NEW YORK--Oil futures sold off Monday after weak German business confidence data spurred fresh worries about economic growth and strengthened the dollar against the euro.

Light, sweet crude for November delivery fell $1.07, or 1.2%, to $91.82 a barrel on the New York Mercantile Exchange. Brent crude on ICE Futures Europe fell $1.48, or 1.3%, to $109.94 a barrel.

Futures declined after Germany's Ifo Institute showed business confidence in the country fell for a fifth straight month. Germany is the euro zone's largest economy and is seen as the major engine behind the bailouts of weaker countries in the currency bloc.

The report raised further doubts about the economic health of the currency union. Europe is among the world's biggest users of crude oil, and the economic crisis that has swept the region has weighed on oil demand.
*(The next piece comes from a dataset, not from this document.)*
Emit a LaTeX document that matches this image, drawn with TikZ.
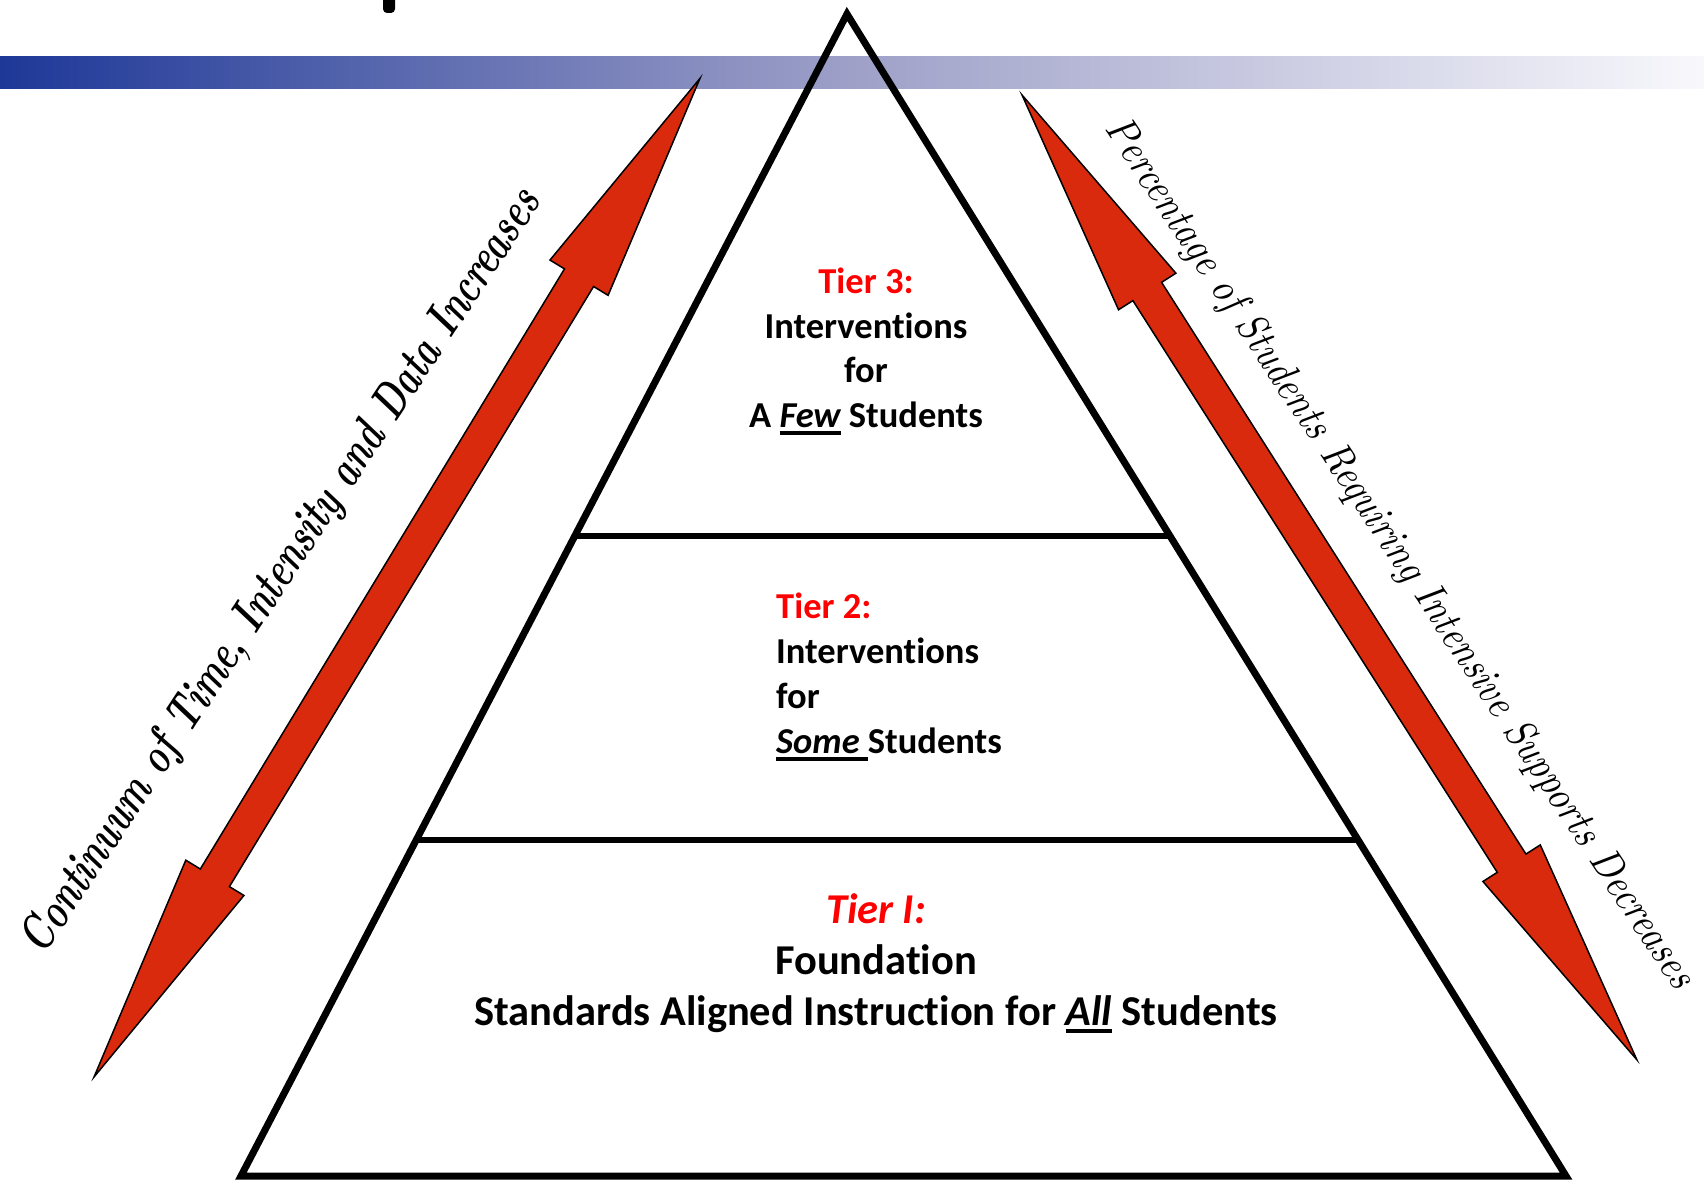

The euro recently slipped against the dollar, which also weighed on dollar-denominated crude.

"The Ifo was bad...it's another sign the global economy is slowing," said Phil Flynn, analyst at Price Futures Group in Chicago.

The WSJ Dollar Index, which tracks the greenback against a basket of foreign currencies, recently rose 0.3% at 69.607.

The disappointing German confidence number is the latest figure pointing to continued weakness in the single-currency union. The disappointing reading comes despite the European Central Bank's promise to buy unlimited short-term sovereign bonds in a bid to lower debt costs.

Uncertainty over the fate of the euro zone has weighed on the broader commodities market for many months, with investors nervous over the currency union's ability to support its weakest members, including Greece and Spain. That in turn has spurred worries about economic growth and demand for raw materials.

Monday's decline continues a recent spate of losses in the oil market. Nymex crude fell 6.2% last week while Brent sank 4.5%, the biggest weekly loss for both contracts since June.

On the bullish side, the market remains supported by geopolitical concerns, including persistent tensions between Iran and the West. Analysts say tensions have cooled recently, but prices could still spike if Israel or the U.S. carry out a military strike against Iran, or if the country decides to blockade the Strait of Hormuz, a key thoroughfare for the world's waterborne crude.

"The same rhetoric has been hitting the media airwaves for months and I believe the market is starting to accept that the rhetoric may continue but it may not mean that military action is imminent," wrote Dominick Chirichella, analyst at the Energy Management Institute.

Front-month October reformulated gasoline blendstock, or RBOB, recently slipped 1.5 cents, or 0.5%, to $2.9275 a gallon. October heating oil gave up 2.02 cents, or 0.7%, to $3.1005 a gallon.